— START Source data —

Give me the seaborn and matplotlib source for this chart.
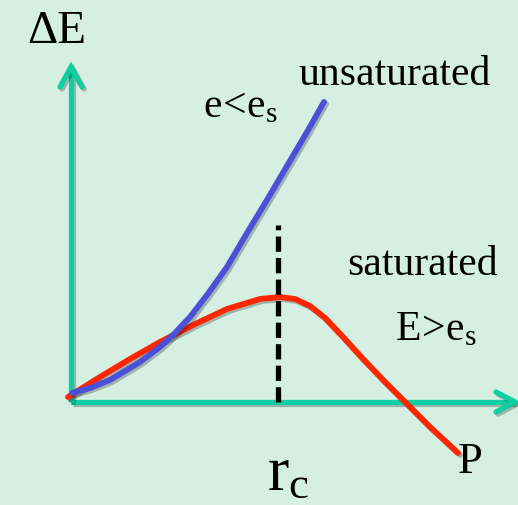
import matplotlib
matplotlib.use("Agg")
import matplotlib.pyplot as plt
import matplotlib.patheffects as pe
import seaborn as sns
import pandas as pd

# ======================================
# DATA (origin of the sketch at 0, 0)
# ======================================

blue_x = [2, 20, 40, 70, 90, 105, 120, 137, 157, 177, 197, 217, 237, 254]
blue_y = [9, 14, 22, 40, 55, 69, 85, 107, 135, 169, 202, 236, 270, 300]

red_x = [-2, 30, 60, 90, 123, 157, 190, 210, 225, 240, 255, 273, 293, 315, 337, 360, 388]
red_y = [5, 25, 43, 60, 77, 93, 103, 105, 103, 96, 84, 65, 43, 20, -2, -25, -51]

r_c = 208
r_c_top = 177

axis_x_end = 445
axis_y_end = 335

BG = "#D5EFE3"
TEAL = "#0FCFA2"
BLUE = "#4A50D8"
RED = "#FF2600"

sns.set_style("white", {"axes.facecolor": BG, "figure.facecolor": BG})
plt.rcParams["mathtext.fontset"] = "custom"
plt.rcParams["mathtext.rm"] = "Liberation Serif"
plt.rcParams["mathtext.it"] = "Liberation Serif:italic"
plt.rcParams["lines.scale_dashes"] = False

fig = plt.figure(figsize=(5.18, 5.05), dpi=100)
ax = fig.add_axes([0, 0, 1, 1])
ax.set_xlim(-70, 448)
ax.set_ylim(-103, 402)
ax.axis("off")

shadow = [pe.SimpleLineShadow(offset=(1.5, -1.5), alpha=0.25), pe.Normal()]

# axes with open arrow heads
ax.plot([1, axis_x_end], [0, 0], color=TEAL, lw=3.8,
        solid_capstyle="butt", path_effects=shadow)
ax.plot([1, 1], [0, axis_y_end], color=TEAL, lw=3.8,
        solid_capstyle="butt", path_effects=shadow)
ax.plot([axis_x_end - 19, axis_x_end, axis_x_end - 19], [10, 0, -10],
        color=TEAL, lw=3.8, solid_capstyle="round", solid_joinstyle="miter",
        path_effects=shadow)
ax.plot([-10, 1, 12], [axis_y_end - 20, axis_y_end, axis_y_end - 20],
        color=TEAL, lw=3.8, solid_capstyle="round", solid_joinstyle="miter",
        path_effects=shadow)

# curves
blue_df = pd.DataFrame({"r": blue_x, "dE": blue_y})
red_df = pd.DataFrame({"r": red_x, "dE": red_y})

sns.lineplot(data=red_df, x="r", y="dE", sort=False, estimator=None,
             color=RED, lw=4.2, ax=ax, path_effects=shadow,
             solid_joinstyle="round")
sns.lineplot(data=blue_df, x="r", y="dE", sort=False, estimator=None,
             color=BLUE, lw=4.2, ax=ax, path_effects=shadow,
             solid_joinstyle="round")

# critical radius
ax.plot([r_c, r_c], [0, r_c_top], color="black", lw=3.8,
        dashes=(11, 4.5), solid_capstyle="butt")

# labels
serif = "Liberation Serif"
ax.text(-43, 359, "ΔE", fontsize=34, family=serif, va="baseline", color="black")
ax.text(228, 317, "unsaturated", fontsize=30, family=serif, va="baseline", color="black")
ax.text(133, 285, r"$\mathrm{e\!<\!e_s}$", fontsize=30, va="baseline", color="black")
ax.text(277, 127, "saturated", fontsize=30, family=serif, va="baseline", color="black")
ax.text(325, 62, r"$\mathrm{E\!>\!e_s}$", fontsize=30, va="baseline", color="black")
ax.text(388, -71, "P", fontsize=32, family=serif, va="baseline", color="black")
ax.text(197, -88, r"$\mathrm{r_c}$", fontsize=46, va="baseline", color="black")

fig.savefig("out.png", dpi=100, facecolor=BG)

— END Source data —

**What the task requires**
Go through the listing above and quote it exactly, apart from its images.

**Finished exercise**
Give me the seaborn and matplotlib source for this chart.
import matplotlib
matplotlib.use("Agg")
import matplotlib.pyplot as plt
import matplotlib.patheffects as pe
import seaborn as sns
import pandas as pd

# ======================================
# DATA (origin of the sketch at 0, 0)
# ======================================

blue_x = [2, 20, 40, 70, 90, 105, 120, 137, 157, 177, 197, 217, 237, 254]
blue_y = [9, 14, 22, 40, 55, 69, 85, 107, 135, 169, 202, 236, 270, 300]

red_x = [-2, 30, 60, 90, 123, 157, 190, 210, 225, 240, 255, 273, 293, 315, 337, 360, 388]
red_y = [5, 25, 43, 60, 77, 93, 103, 105, 103, 96, 84, 65, 43, 20, -2, -25, -51]

r_c = 208
r_c_top = 177

axis_x_end = 445
axis_y_end = 335

BG = "#D5EFE3"
TEAL = "#0FCFA2"
BLUE = "#4A50D8"
RED = "#FF2600"

sns.set_style("white", {"axes.facecolor": BG, "figure.facecolor": BG})
plt.rcParams["mathtext.fontset"] = "custom"
plt.rcParams["mathtext.rm"] = "Liberation Serif"
plt.rcParams["mathtext.it"] = "Liberation Serif:italic"
plt.rcParams["lines.scale_dashes"] = False

fig = plt.figure(figsize=(5.18, 5.05), dpi=100)
ax = fig.add_axes([0, 0, 1, 1])
ax.set_xlim(-70, 448)
ax.set_ylim(-103, 402)
ax.axis("off")

shadow = [pe.SimpleLineShadow(offset=(1.5, -1.5), alpha=0.25), pe.Normal()]

# axes with open arrow heads
ax.plot([1, axis_x_end], [0, 0], color=TEAL, lw=3.8,
        solid_capstyle="butt", path_effects=shadow)
ax.plot([1, 1], [0, axis_y_end], color=TEAL, lw=3.8,
        solid_capstyle="butt", path_effects=shadow)
ax.plot([axis_x_end - 19, axis_x_end, axis_x_end - 19], [10, 0, -10],
        color=TEAL, lw=3.8, solid_capstyle="round", solid_joinstyle="miter",
        path_effects=shadow)
ax.plot([-10, 1, 12], [axis_y_end - 20, axis_y_end, axis_y_end - 20],
        color=TEAL, lw=3.8, solid_capstyle="round", solid_joinstyle="miter",
        path_effects=shadow)

# curves
blue_df = pd.DataFrame({"r": blue_x, "dE": blue_y})
red_df = pd.DataFrame({"r": red_x, "dE": red_y})

sns.lineplot(data=red_df, x="r", y="dE", sort=False, estimator=None,
             color=RED, lw=4.2, ax=ax, path_effects=shadow,
             solid_joinstyle="round")
sns.lineplot(data=blue_df, x="r", y="dE", sort=False, estimator=None,
             color=BLUE, lw=4.2, ax=ax, path_effects=shadow,
             solid_joinstyle="round")

# critical radius
ax.plot([r_c, r_c], [0, r_c_top], color="black", lw=3.8,
        dashes=(11, 4.5), solid_capstyle="butt")

# labels
serif = "Liberation Serif"
ax.text(-43, 359, "ΔE", fontsize=34, family=serif, va="baseline", color="black")
ax.text(228, 317, "unsaturated", fontsize=30, family=serif, va="baseline", color="black")
ax.text(133, 285, r"$\mathrm{e\!<\!e_s}$", fontsize=30, va="baseline", color="black")
ax.text(277, 127, "saturated", fontsize=30, family=serif, va="baseline", color="black")
ax.text(325, 62, r"$\mathrm{E\!>\!e_s}$", fontsize=30, va="baseline", color="black")
ax.text(388, -71, "P", fontsize=32, family=serif, va="baseline", color="black")
ax.text(197, -88, r"$\mathrm{r_c}$", fontsize=46, va="baseline", color="black")

fig.savefig("out.png", dpi=100, facecolor=BG)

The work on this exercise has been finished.